Gather all lines with the word "that" in them.

Data listing

● ● ● ● ● ● ●

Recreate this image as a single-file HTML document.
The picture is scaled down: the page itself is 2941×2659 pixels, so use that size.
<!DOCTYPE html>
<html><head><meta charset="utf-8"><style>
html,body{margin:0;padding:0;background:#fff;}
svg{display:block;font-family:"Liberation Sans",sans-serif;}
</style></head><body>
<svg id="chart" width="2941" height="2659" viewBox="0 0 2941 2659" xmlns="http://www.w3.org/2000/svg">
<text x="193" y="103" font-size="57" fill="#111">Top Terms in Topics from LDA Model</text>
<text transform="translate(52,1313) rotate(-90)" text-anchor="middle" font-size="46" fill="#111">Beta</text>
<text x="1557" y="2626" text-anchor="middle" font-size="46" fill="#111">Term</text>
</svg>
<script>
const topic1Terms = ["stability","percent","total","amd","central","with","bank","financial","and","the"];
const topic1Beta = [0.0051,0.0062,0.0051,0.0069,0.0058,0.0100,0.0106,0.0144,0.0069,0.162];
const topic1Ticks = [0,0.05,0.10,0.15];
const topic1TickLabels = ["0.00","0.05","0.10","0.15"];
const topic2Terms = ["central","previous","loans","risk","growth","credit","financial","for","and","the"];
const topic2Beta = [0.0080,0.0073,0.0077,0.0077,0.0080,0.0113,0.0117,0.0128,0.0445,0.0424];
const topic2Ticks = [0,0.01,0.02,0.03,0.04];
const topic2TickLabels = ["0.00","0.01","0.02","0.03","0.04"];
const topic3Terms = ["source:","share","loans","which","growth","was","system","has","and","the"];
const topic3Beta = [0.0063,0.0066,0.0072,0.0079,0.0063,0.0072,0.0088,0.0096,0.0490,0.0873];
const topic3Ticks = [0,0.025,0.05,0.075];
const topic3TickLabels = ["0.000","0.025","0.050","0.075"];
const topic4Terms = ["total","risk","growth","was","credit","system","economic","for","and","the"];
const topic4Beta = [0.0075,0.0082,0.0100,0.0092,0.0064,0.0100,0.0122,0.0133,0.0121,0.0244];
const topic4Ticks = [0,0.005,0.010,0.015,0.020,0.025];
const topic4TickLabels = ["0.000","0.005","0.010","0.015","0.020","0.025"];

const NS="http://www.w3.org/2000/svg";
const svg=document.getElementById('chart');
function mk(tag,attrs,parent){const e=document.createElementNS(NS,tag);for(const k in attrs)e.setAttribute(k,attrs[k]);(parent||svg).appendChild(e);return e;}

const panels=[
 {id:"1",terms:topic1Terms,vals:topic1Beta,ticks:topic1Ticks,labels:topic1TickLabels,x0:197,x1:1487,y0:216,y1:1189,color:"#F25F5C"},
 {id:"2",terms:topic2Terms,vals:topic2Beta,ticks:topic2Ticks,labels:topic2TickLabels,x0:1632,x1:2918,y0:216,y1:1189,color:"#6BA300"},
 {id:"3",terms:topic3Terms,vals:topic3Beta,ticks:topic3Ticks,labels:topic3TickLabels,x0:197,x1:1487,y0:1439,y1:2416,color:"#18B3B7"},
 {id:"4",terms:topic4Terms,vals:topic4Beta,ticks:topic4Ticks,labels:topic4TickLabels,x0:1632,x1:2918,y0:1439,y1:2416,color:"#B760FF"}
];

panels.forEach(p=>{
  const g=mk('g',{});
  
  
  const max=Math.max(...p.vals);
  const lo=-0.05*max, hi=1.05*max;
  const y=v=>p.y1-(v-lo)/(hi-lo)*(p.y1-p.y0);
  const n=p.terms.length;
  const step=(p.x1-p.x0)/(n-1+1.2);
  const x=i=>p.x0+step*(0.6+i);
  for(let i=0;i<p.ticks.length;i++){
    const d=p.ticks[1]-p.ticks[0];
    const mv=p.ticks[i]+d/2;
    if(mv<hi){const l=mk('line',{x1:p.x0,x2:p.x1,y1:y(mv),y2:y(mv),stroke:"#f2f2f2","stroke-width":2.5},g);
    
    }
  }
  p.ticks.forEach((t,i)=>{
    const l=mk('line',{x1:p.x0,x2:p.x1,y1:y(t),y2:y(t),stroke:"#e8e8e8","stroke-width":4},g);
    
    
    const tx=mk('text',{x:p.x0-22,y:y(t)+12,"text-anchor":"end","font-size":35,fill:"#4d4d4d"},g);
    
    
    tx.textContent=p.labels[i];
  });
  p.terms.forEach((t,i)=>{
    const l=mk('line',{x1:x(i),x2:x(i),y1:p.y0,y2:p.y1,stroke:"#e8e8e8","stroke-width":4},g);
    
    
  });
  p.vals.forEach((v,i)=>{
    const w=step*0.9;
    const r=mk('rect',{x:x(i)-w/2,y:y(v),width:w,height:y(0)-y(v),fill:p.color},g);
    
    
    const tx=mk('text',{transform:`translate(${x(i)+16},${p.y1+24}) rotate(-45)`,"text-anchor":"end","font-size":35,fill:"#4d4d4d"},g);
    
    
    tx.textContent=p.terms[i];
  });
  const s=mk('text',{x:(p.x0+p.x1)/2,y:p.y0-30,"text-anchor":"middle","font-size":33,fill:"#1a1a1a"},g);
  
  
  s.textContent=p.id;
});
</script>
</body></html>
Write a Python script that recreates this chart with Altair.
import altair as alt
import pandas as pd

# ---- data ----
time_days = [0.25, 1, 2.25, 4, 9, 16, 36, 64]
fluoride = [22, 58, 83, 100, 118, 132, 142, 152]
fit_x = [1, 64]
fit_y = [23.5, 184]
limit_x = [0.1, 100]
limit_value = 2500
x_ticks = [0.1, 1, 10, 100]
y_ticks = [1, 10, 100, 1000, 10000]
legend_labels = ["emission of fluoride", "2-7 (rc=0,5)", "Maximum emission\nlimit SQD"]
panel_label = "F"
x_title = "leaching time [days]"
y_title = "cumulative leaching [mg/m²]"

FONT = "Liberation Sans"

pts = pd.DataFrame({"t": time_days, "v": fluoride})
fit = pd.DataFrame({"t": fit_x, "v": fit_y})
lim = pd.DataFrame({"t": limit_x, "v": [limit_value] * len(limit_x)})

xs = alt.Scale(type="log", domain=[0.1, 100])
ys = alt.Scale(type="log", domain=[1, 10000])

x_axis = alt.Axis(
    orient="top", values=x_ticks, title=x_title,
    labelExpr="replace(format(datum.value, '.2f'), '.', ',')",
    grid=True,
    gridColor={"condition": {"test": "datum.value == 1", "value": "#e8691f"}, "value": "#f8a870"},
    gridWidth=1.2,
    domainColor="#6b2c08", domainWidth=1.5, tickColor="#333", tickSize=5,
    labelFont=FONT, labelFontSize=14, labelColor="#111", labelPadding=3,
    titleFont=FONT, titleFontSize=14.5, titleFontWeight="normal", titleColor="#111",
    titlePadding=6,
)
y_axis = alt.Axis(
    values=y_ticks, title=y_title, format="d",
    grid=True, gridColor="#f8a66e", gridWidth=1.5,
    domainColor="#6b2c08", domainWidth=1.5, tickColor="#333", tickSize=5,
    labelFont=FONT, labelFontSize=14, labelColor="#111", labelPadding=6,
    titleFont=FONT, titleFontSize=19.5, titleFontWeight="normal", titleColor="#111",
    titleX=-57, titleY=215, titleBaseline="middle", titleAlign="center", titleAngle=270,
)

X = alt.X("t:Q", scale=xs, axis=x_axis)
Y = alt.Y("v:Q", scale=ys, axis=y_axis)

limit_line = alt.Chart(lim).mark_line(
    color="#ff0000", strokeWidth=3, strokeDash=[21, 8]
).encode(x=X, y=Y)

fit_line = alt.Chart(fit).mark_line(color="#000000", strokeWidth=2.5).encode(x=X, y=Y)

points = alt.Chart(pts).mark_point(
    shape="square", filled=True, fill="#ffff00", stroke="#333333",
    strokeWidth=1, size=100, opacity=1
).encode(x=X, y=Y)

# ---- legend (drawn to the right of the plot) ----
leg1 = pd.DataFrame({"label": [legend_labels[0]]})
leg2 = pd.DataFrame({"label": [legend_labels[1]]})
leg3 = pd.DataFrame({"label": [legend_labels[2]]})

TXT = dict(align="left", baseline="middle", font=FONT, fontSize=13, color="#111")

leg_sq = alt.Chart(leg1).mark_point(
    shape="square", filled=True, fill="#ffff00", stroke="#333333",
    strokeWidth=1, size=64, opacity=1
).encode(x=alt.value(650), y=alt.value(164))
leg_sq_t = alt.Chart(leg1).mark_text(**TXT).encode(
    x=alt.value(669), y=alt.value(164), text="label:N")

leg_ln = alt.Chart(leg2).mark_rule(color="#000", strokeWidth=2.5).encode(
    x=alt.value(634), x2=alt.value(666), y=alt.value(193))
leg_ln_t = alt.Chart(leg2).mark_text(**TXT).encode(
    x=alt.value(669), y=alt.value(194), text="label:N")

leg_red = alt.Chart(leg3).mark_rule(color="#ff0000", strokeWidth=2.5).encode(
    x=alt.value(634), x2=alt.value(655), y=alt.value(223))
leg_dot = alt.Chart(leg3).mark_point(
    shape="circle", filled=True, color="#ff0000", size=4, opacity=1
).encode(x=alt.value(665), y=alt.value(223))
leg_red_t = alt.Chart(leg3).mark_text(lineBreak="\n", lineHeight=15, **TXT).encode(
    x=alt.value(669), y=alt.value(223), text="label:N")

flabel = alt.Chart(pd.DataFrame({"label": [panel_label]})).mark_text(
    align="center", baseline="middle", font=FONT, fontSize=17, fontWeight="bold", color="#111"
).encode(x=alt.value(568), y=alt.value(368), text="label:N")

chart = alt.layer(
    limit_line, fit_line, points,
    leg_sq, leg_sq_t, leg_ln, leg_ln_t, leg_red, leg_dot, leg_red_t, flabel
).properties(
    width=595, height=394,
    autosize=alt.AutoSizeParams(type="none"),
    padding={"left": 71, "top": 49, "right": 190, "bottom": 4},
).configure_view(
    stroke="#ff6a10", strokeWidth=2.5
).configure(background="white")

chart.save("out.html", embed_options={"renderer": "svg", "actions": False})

● ● ● ● ● ● ●

Task result:
The picture is scaled down: the page itself is 2941×2659 pixels, so use that size.
Write a Python script that recreates this chart with Altair.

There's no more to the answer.